• Supplied entries
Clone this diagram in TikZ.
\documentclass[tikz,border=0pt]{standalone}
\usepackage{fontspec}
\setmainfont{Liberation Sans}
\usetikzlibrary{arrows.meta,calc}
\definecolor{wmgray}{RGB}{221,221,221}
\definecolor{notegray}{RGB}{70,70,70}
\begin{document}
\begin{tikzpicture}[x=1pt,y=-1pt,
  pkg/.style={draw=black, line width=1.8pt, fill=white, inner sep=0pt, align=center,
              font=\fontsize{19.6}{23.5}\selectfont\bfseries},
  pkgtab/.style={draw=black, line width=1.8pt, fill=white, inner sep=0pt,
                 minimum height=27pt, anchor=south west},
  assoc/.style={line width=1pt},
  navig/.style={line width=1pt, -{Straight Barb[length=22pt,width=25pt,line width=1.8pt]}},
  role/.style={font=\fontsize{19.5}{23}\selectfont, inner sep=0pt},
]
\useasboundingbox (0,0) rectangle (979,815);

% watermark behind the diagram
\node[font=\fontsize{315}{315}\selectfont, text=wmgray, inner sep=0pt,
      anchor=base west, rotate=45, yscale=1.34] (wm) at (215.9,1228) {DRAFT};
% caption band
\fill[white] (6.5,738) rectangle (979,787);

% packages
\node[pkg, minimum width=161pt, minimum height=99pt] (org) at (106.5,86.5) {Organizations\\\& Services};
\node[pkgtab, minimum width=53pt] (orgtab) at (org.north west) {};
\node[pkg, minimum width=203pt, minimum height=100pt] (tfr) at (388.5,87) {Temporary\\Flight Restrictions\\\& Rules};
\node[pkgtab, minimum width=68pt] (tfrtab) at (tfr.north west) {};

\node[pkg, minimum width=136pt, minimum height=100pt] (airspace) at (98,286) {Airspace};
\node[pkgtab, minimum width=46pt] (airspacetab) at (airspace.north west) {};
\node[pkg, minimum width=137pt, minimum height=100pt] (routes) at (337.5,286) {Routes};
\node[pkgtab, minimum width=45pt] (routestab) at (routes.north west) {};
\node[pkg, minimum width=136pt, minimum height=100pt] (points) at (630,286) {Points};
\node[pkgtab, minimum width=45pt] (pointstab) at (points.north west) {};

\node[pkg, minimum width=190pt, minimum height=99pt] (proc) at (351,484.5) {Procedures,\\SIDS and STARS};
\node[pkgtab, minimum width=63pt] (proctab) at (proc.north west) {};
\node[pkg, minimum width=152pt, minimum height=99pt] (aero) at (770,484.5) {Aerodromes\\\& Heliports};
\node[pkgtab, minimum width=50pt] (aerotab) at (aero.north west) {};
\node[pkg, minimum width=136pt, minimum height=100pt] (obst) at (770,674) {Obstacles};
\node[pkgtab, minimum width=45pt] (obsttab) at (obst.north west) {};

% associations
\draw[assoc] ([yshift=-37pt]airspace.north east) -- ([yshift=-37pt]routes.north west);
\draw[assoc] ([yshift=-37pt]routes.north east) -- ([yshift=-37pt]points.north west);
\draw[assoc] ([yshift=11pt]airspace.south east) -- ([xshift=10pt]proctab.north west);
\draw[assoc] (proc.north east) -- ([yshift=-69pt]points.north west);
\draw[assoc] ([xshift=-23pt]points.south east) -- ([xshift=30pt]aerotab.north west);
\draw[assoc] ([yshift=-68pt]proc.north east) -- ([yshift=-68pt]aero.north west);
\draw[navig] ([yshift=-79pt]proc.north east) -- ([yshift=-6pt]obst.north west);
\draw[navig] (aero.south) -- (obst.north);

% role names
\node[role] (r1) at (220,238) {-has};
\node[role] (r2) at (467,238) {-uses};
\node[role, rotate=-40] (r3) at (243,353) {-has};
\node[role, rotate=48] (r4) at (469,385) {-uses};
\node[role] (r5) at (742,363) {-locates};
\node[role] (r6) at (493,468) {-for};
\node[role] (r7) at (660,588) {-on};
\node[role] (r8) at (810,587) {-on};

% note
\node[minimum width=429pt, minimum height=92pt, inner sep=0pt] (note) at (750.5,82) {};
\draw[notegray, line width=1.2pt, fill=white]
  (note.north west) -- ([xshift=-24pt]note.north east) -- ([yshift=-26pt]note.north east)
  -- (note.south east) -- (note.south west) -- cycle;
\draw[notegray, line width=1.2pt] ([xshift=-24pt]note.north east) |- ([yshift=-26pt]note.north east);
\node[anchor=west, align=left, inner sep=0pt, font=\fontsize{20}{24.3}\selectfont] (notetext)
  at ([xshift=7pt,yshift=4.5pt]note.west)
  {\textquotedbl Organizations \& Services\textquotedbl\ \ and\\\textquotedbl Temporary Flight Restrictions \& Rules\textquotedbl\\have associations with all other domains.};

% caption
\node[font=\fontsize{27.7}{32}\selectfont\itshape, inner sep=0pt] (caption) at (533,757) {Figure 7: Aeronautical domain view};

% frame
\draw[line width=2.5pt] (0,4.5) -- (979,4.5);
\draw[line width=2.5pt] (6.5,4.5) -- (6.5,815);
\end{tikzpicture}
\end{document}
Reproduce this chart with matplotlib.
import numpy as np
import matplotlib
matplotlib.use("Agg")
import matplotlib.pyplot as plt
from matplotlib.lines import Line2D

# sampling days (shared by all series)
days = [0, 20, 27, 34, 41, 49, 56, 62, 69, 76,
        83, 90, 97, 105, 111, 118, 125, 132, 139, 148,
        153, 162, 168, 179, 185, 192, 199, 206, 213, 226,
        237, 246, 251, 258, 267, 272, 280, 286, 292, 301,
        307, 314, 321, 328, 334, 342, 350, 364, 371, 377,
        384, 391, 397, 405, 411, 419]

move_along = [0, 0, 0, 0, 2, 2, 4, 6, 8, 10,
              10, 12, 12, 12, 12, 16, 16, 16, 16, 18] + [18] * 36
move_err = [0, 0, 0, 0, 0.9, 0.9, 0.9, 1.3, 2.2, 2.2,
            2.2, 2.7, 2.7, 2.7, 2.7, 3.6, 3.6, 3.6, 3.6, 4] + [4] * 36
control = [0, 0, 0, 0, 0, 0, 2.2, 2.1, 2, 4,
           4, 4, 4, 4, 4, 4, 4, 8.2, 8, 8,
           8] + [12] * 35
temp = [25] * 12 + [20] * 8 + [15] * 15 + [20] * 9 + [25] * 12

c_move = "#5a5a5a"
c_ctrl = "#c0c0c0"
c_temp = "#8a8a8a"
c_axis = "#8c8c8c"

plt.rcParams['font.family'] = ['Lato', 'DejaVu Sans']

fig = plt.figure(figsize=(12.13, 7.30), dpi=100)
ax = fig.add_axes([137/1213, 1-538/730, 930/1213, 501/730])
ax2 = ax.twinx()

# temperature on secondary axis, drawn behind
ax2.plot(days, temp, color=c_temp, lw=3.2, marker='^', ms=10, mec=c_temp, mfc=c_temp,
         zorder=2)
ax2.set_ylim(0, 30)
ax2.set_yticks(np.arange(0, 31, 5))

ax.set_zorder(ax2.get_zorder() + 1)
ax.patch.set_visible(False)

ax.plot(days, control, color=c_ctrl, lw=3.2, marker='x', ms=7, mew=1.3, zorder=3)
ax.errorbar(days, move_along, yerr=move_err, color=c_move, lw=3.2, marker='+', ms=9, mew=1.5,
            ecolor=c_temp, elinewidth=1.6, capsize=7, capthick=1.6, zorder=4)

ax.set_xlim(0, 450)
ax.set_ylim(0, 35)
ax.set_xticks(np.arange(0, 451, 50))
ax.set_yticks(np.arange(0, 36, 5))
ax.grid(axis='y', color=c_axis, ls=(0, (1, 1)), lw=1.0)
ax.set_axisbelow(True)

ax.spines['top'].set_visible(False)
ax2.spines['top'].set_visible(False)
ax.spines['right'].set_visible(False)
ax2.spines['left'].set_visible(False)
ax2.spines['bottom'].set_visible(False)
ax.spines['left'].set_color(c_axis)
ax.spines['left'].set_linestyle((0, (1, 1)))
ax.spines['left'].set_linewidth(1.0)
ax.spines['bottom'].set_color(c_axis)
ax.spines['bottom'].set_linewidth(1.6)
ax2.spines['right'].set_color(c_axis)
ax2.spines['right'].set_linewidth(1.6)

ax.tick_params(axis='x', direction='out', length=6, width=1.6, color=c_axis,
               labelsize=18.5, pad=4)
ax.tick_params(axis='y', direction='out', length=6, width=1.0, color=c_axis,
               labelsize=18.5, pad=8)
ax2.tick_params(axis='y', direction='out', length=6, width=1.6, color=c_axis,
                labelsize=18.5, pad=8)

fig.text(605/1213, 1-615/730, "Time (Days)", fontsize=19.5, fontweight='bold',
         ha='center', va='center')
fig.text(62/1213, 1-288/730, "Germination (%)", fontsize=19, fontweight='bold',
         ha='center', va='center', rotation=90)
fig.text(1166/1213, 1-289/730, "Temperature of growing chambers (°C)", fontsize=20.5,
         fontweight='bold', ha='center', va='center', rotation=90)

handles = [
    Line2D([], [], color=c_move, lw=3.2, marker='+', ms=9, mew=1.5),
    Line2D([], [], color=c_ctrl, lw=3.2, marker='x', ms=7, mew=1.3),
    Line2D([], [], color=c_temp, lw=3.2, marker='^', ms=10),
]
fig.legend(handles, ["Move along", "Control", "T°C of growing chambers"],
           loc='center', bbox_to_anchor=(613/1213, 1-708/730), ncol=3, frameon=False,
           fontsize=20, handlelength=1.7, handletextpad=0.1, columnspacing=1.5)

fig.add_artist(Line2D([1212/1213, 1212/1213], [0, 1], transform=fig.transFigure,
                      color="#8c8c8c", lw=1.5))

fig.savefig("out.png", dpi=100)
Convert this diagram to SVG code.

• Work to complete
Only the lines from the one with "Reproduce this chart with matplotlib." up to the one with "ax.patch.set_visible(False)" should be repeated, both included, exactly as they appear.

• Written answer
Reproduce this chart with matplotlib.
import numpy as np
import matplotlib
matplotlib.use("Agg")
import matplotlib.pyplot as plt
from matplotlib.lines import Line2D

# sampling days (shared by all series)
days = [0, 20, 27, 34, 41, 49, 56, 62, 69, 76,
        83, 90, 97, 105, 111, 118, 125, 132, 139, 148,
        153, 162, 168, 179, 185, 192, 199, 206, 213, 226,
        237, 246, 251, 258, 267, 272, 280, 286, 292, 301,
        307, 314, 321, 328, 334, 342, 350, 364, 371, 377,
        384, 391, 397, 405, 411, 419]

move_along = [0, 0, 0, 0, 2, 2, 4, 6, 8, 10,
              10, 12, 12, 12, 12, 16, 16, 16, 16, 18] + [18] * 36
move_err = [0, 0, 0, 0, 0.9, 0.9, 0.9, 1.3, 2.2, 2.2,
            2.2, 2.7, 2.7, 2.7, 2.7, 3.6, 3.6, 3.6, 3.6, 4] + [4] * 36
control = [0, 0, 0, 0, 0, 0, 2.2, 2.1, 2, 4,
           4, 4, 4, 4, 4, 4, 4, 8.2, 8, 8,
           8] + [12] * 35
temp = [25] * 12 + [20] * 8 + [15] * 15 + [20] * 9 + [25] * 12

c_move = "#5a5a5a"
c_ctrl = "#c0c0c0"
c_temp = "#8a8a8a"
c_axis = "#8c8c8c"

plt.rcParams['font.family'] = ['Lato', 'DejaVu Sans']

fig = plt.figure(figsize=(12.13, 7.30), dpi=100)
ax = fig.add_axes([137/1213, 1-538/730, 930/1213, 501/730])
ax2 = ax.twinx()

# temperature on secondary axis, drawn behind
ax2.plot(days, temp, color=c_temp, lw=3.2, marker='^', ms=10, mec=c_temp, mfc=c_temp,
         zorder=2)
ax2.set_ylim(0, 30)
ax2.set_yticks(np.arange(0, 31, 5))

ax.set_zorder(ax2.get_zorder() + 1)
ax.patch.set_visible(False)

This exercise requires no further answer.